Tuesday, June 23, 2009

Regression to the Mean: And What it Means for Agents

There’s a force more powerful than the Steelers defense or a monster slam from Shaquille O’Neal. It explains everything in sports from the sophomore jinx to unlikely postseason heroes to why slumps occur after hot starts.

“Regression to the mean” profoundly impacts sports statistics, yet you’ll never hear it mentioned on a game broadcast. Regression to the mean holds that as the sample size for a statistic increases, the amount the statistic varies within a group will decrease. In other words, the number of outrageously good and bad percentages will decrease as the season progresses and players/teams see more game action. They approach the mean, just another word for average.

Take the amazing 8.9 yards per carry average posted by Cowboys running back Felix Jones in 2008. He went down for the season after just 30 rushing attempts. Had he not gotten hurt, his yards per carry average would have dropped sharply. Not because defenses would focus on stopping him – Dallas had more dangerous offensive players – but due to regression to the mean.

Among NFL running backs that had at least 100 attempts during the 2008 season, none managed even 6 yards per carry. But many backs had 30-carry stretches when they approached Jones’ figure. The Cowboys rookie just happened to post his average over the course of a shortened season, before regression to the mean could rear its ugly head.

In fact, in the regular season’s final two games, the Giants’ Derrick Ward had a 9.7 yards per carry average in exactly 30 carries. For the season, Ward’s 5.6 average topped all backs with at least 100 rushing attempts. While an impressive feat, that’s a big drop-off from 8 or 9 yards. All caused by regression to the mean.

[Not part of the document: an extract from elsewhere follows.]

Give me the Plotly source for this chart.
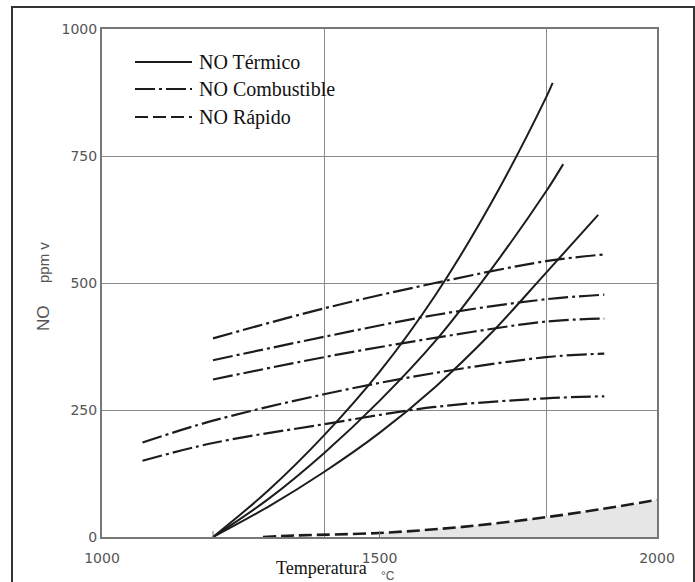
import plotly.graph_objects as go

# ---------------- data ----------------
# NO térmico (solid)
term_a_T = [1200, 1300, 1400, 1500, 1600, 1700, 1800, 1812]
term_a_v = [0, 92, 200, 325, 475, 655, 865, 894]
term_b_T = [1200, 1300, 1400, 1500, 1600, 1700, 1800, 1831]
term_b_v = [0, 75, 165, 268, 385, 525, 680, 734]
term_c_T = [1200, 1300, 1400, 1500, 1600, 1700, 1800, 1894]
term_c_v = [0, 60, 128, 205, 295, 400, 520, 634]

# NO combustible (dash-dot)
comb1_T = [1200, 1400, 1600, 1800, 1903]
comb1_v = [391, 450, 500, 543, 556]
comb2_T = [1200, 1400, 1600, 1800, 1905]
comb2_v = [348, 394, 437, 468, 477]
comb3_T = [1200, 1400, 1600, 1800, 1905]
comb3_v = [310, 354, 392, 424, 430]
comb4_T = [1073, 1200, 1400, 1600, 1800, 1905]
comb4_v = [186, 229, 281, 323, 354, 361]
comb5_T = [1073, 1200, 1400, 1600, 1800, 1905]
comb5_v = [150, 185, 222, 256, 273, 277]

# NO rápido (dashed)
rap_T = [1290, 1350, 1500, 1650, 1800, 1900, 2000]
rap_v = [0, 3, 8, 20, 39, 55, 73]
shade_from = 1500

x_ticks = [1000, 1500, 2000]
y_ticks = [0, 250, 500, 750, 1000]
x_grid = [1400, 1800]
legend_labels = ["NO Térmico", "NO Combustible", "NO Rápido"]

# ---------------- figure ----------------
INK = "#1c1c1c"
DASHDOT = "20px,4px,3px,4px"
DASHED = "13px,5px"

fig = go.Figure()

# shaded area under rapid NO
sh_T = [t for t in rap_T if t >= shade_from]
sh_v = [v for t, v in zip(rap_T, rap_v) if t >= shade_from]
fig.add_trace(go.Scatter(x=sh_T, y=sh_v, mode="lines", line=dict(width=0, shape="spline"),
                         fill="tozeroy", fillcolor="#e6e6e6", hoverinfo="skip"))

for T, v in [(term_a_T, term_a_v), (term_b_T, term_b_v), (term_c_T, term_c_v)]:
    fig.add_trace(go.Scatter(x=T, y=v, mode="lines",
                             line=dict(color=INK, width=2, shape="spline", smoothing=1)))

for T, v in [(comb1_T, comb1_v), (comb2_T, comb2_v), (comb3_T, comb3_v),
             (comb4_T, comb4_v), (comb5_T, comb5_v)]:
    fig.add_trace(go.Scatter(x=T, y=v, mode="lines",
                             line=dict(color=INK, width=2.2, dash=DASHDOT, shape="spline")))

fig.add_trace(go.Scatter(x=rap_T, y=rap_v, mode="lines",
                         line=dict(color=INK, width=2.6, dash=DASHED, shape="spline")))

L, R, T_, B = 102, 657, 29, 537
W, H = 695, 582
def px(x):
    return (x - L) / (R - L)
def py(y):
    return (B - y) / (B - T_)

shapes = []
# small inner ticks on the x axis
for t in [1200, 1500]:
    shapes.append(dict(type="line", xref="x", yref="y", x0=t, x1=t, y0=0, y1=12,
                       line=dict(color="#777", width=1)))
# legend samples
leg_y = [62, 89, 117]
leg_dash = ["solid", DASHDOT, DASHED]
for yy, d in zip(leg_y, leg_dash):
    shapes.append(dict(type="line", xref="paper", yref="paper",
                       x0=px(135), x1=px(192), y0=py(yy), y1=py(yy),
                       line=dict(color=INK, width=2, dash=d)))
# outer frame of the picture
shapes.append(dict(type="rect", xref="paper", yref="paper",
                   x0=px(12), x1=px(694), y0=py(600), y1=py(7),
                   line=dict(color="#333", width=2), layer="above"))

annotations = []
for yy, lab in zip(leg_y, legend_labels):
    annotations.append(dict(text=lab, xref="paper", yref="paper", x=px(197), y=py(yy),
                            xanchor="left", yanchor="middle", showarrow=False,
                            font=dict(family="Liberation Serif", size=20, color="#111")))
annotations.append(dict(text="Temperatura", xref="paper", yref="paper", x=px(321), y=py(568),
                        xanchor="center", yanchor="middle", showarrow=False,
                        font=dict(family="Liberation Serif", size=18, color="#111")))
annotations.append(dict(text="°C", xref="paper", yref="paper", x=px(388), y=py(576),
                        xanchor="center", yanchor="middle", showarrow=False,
                        font=dict(family="Liberation Sans", size=12, color="#555")))
annotations.append(dict(text="NO", xref="paper", yref="paper", x=px(43), y=py(318),
                        xanchor="center", yanchor="middle", showarrow=False, textangle=-90,
                        font=dict(family="Liberation Sans", size=17, color="#555")))
annotations.append(dict(text="ppm v", xref="paper", yref="paper", x=px(43), y=py(263),
                        xanchor="center", yanchor="middle", showarrow=False, textangle=-90,
                        font=dict(family="Liberation Sans", size=15, color="#555")))

fig.update_layout(
    width=W, height=H,
    margin=dict(l=L, r=W - R, t=T_, b=H - B),
    paper_bgcolor="white", plot_bgcolor="white",
    showlegend=False,
    shapes=shapes, annotations=annotations,
    font=dict(family="DejaVu Sans", size=14, color="#555"),
)
fig.update_xaxes(range=[1000, 2000], tickmode="array", tickvals=x_ticks,
                 showgrid=False, zeroline=False, showline=True, mirror=True,
                 linecolor="#777", linewidth=2, ticks="", ticklabelstandoff=7,
                 minor=dict(tickmode="array", tickvals=x_grid, showgrid=True,
                            gridcolor="#8a8a8a", gridwidth=1, ticks=""))
fig.update_yaxes(range=[0, 1000], tickmode="array", tickvals=y_ticks,
                 showgrid=True, gridcolor="#8a8a8a", gridwidth=1, zeroline=False,
                 showline=True, mirror=True, linecolor="#777", linewidth=2, ticks="")

fig.write_html("out.html")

As an agent, it pays to understand this concept. Should one of your clients jump out to hot start, teams will tend to overvalue him. But he’s likely to see his statistics fall off. It works the other way too. When your player struggles early in the year, his numbers should improve, provided he continues to see game action.

Regression to the mean explains team performance as well. In 2007, four NFL teams won at least 13 games: the Patriots (16-0), Cowboys (13-3), Packers (13-3) and Colts (13-3). They combined for a sizzling .859 winning percentage and 55-9 record. This year, they had a combined 38-26 record and .594 winning percentage. And three of the four teams missed the playoffs! Injuries and other negative factors hit these teams hard, but so did regression to the mean.

In baseball, every postseason brings unlikely heroes. Why does this happen? The short postseason creates a small sample of games where average players can put up great stats before regression to the mean brings them down to earth. The same concept explains why some stars struggle in the postseason. That has little to do with choking – as some may claim – and everything to do with small sample sizes.